Уж не потому ли глаза у детей бывают умнее, чем у взрослых?
Ленину детей Бог не дал...
* * *
Вопреки самой природе мысли не было, кажется, случая, чтобы Ленин когда-либо не доказал того, что он захотел доказать. Принятая для этого процессуальная метода: 1) он изолировал предмет доказательств от всей остальной действительности, от фактов и связей, которые могли бы его затруднить. Таким образом, предмет уже был обречен на то истолкование, которое определил ему Ленин; 2) процессу истолкования придается такая энергия, такая прямолинейность, что процесс этот начинает доминировать над конечным выводом, вывод теряет свой главенствующий смысл. Был ли это расстрельный протокол, или объявление войны Польше, или тезис о том, что коммунизм - это советская власть плюс электрификация всей страны, или опровержение философии Канта, поскольку Кант не был ни коммунистом, ни даже материалистом, значения не имело; 3) людям надо обещать счастье.
Такого рода обещания - великий блуд, ни религия, ни искусство, ни серьезная наука не рискуют этим блудом скомпрометировать себя, но для политики это лакомый кусок. Пусть это и примитивно рядом с сомнениями, свойственными мысли человека.
Другое дело, что всему, и сомнению тоже, есть предел и мера, Достоевский этого предела достиг. Попытки перешагнуть его отдают то ли бахвальством, то ли сумасшествием.
* * *
Религия задолго до становления науки усвоила Целое, от которого она шла к частностям - к человеку, к живому существу, к любому предмету. Шла как к части Целого.

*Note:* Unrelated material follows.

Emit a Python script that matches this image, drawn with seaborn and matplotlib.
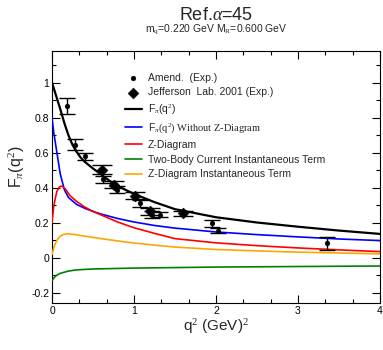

Потому-то без религий народы и не обходились - им нужна была мысль о мире в целом. Наука опоздала, когда она явилась. Целое уже принадлежало религии, а науке достались частности - отдельные предметы, отдельные отрасли знания, отдельные явления и процессы. Что же касается Целого, оно остается неподвластным науке. Неподвластным, но желанным. Насколько обоснована претензия? Наука воспринимает Целое как сумму - сумму бесконечно малых, сумму как равнодействующую, сумму как конечный итог и даже как итог бесконечный. Что бы представляла собой наука без понятия суммы? Ее попросту не было бы. Сумма для науки - это прагматическая имитация Целого, но имитация эта не дает представления о будущем, поскольку будущее нельзя сконструировать без участия Целого, разве только по Ленину. Это было соблазнительно, и ленинизму присвоено было прилагательное "научный".
* * *
Ближайшее к человеку Целое, зримое, слышимое, осязаемое, обоняемое и осмысливаемое, - это природа, но природоведение в XIX веке тоже оказалось расчлененным на необозримое число научных отраслей, возможность объединения которых становится все менее вероятной.

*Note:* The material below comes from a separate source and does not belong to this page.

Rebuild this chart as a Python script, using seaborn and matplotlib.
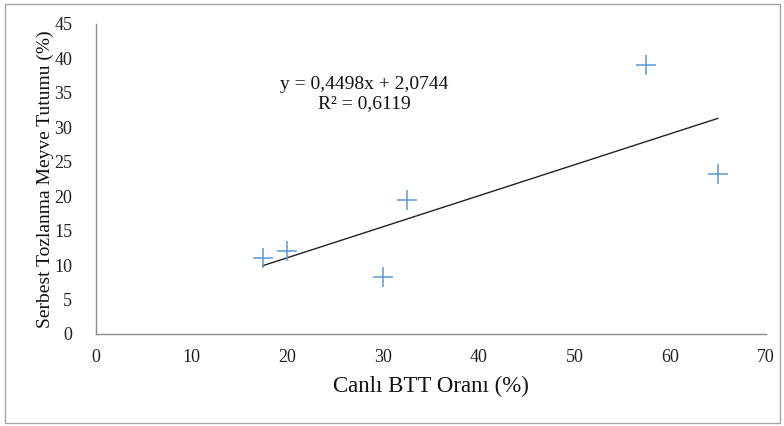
import numpy as np
import pandas as pd
import matplotlib.pyplot as plt
from matplotlib.patches import Rectangle
import seaborn as sns

sns.set_style("white")
plt.rcParams['font.family'] = ['Liberation Serif', 'DejaVu Serif']

# Data
canli_btt = [17.4, 20.0, 30.0, 32.5, 57.5, 65.0]
meyve_tutumu = [11.0, 12.0, 8.3, 19.5, 39.0, 23.2]

# Trendline coefficients shown on the chart
slope = 0.4498
intercept = 2.0744
r2 = 0.6119

x_ticks = [0, 10, 20, 30, 40, 50, 60, 70]
y_ticks = [0, 5, 10, 15, 20, 25, 30, 35, 40, 45]

df = pd.DataFrame({'x': canli_btt, 'y': meyve_tutumu})

fig = plt.figure(figsize=(7.84, 4.26), dpi=100)
ax = fig.add_axes([0.1224, 0.216, 0.8546, 0.7277])

sns.scatterplot(data=df, x='x', y='y', marker='+', s=200, color='#5B9BD5',
                linewidth=1.1, ax=ax, zorder=3)

# linear trendline over the data range
tx = np.array([min(canli_btt), max(canli_btt)])
trend = pd.DataFrame({'x': tx, 'y': slope * tx + intercept})
sns.lineplot(data=trend, x='x', y='y', color='#222222', linewidth=1.0, ax=ax, zorder=2)

ax.set_xlim(0, 70)
ax.set_ylim(0, 45)
ax.set_xticks(x_ticks)
ax.set_yticks(y_ticks)
ax.tick_params(axis='both', length=0, labelsize=13, colors='#222222')
ax.tick_params(axis='x', pad=11)
ax.tick_params(axis='y', pad=17)

for s in ['top', 'right']:
    ax.spines[s].set_visible(False)
for s in ['left', 'bottom']:
    ax.spines[s].set_color('#8c8c8c')
    ax.spines[s].set_linewidth(1.0)

ax.set_xlabel('Canlı BTT Oranı (%)', fontsize=16.5, labelpad=7, color='#111111')
ax.set_ylabel('Serbest Tozlanma Meyve Tutumu (%)', fontsize=14, labelpad=0, color='#111111')

eq = f"y = {slope:.4f}x + {intercept:.4f}".replace('.', ',')
r2_text = f"R² = {r2:.4f}".replace('.', ',')
ax.text(0.40, 0.775, eq + '\n' + r2_text, transform=ax.transAxes, ha='center',
        va='center', fontsize=14, linespacing=1.15, color='#111111')

# outer chart border
fig.patches.append(Rectangle((0.006, 0.008), 0.989, 0.982, transform=fig.transFigure,
                             fill=False, edgecolor='#a6a6a6', linewidth=1.0))

plt.savefig('out.png', dpi=100)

Да, были случаи, когда наука охватывала если уж не природу в целом, так важнейшие процессы, в ней происходящие, был Ньютон, был Дарвин, был Вернадский, но не дальше этого. А "дальше"-то и есть истинный смысл.
* * *
В разночтение мира религией и наукой вклинивается искусство. Оно отображает качества частности, но одновременно ищет связи между этой частностью и Целым.
Бог как Целое для Достоевского есть - независимо от того, есть Он или Его нет. При этом он готов и на парадокс: "Если Бога нет, то какой же я после того капитан?" - спрашивает Лебядкин в "Бесах".
Достоевский не мог позволить себе существование без представлений о Целом (с большой буквы).
* * *
Ленин и не ставил вопроса о том, что такое человек. Человек в природе и во вселенной. Его мышление: человек пребывает в классовом обществе. Нехорошо - сделаем общество бесклассовым, то есть райским. Таково его "единственно правильное учение". Оно-то и призвано преодолеть все противоречия, свойственные человечеству.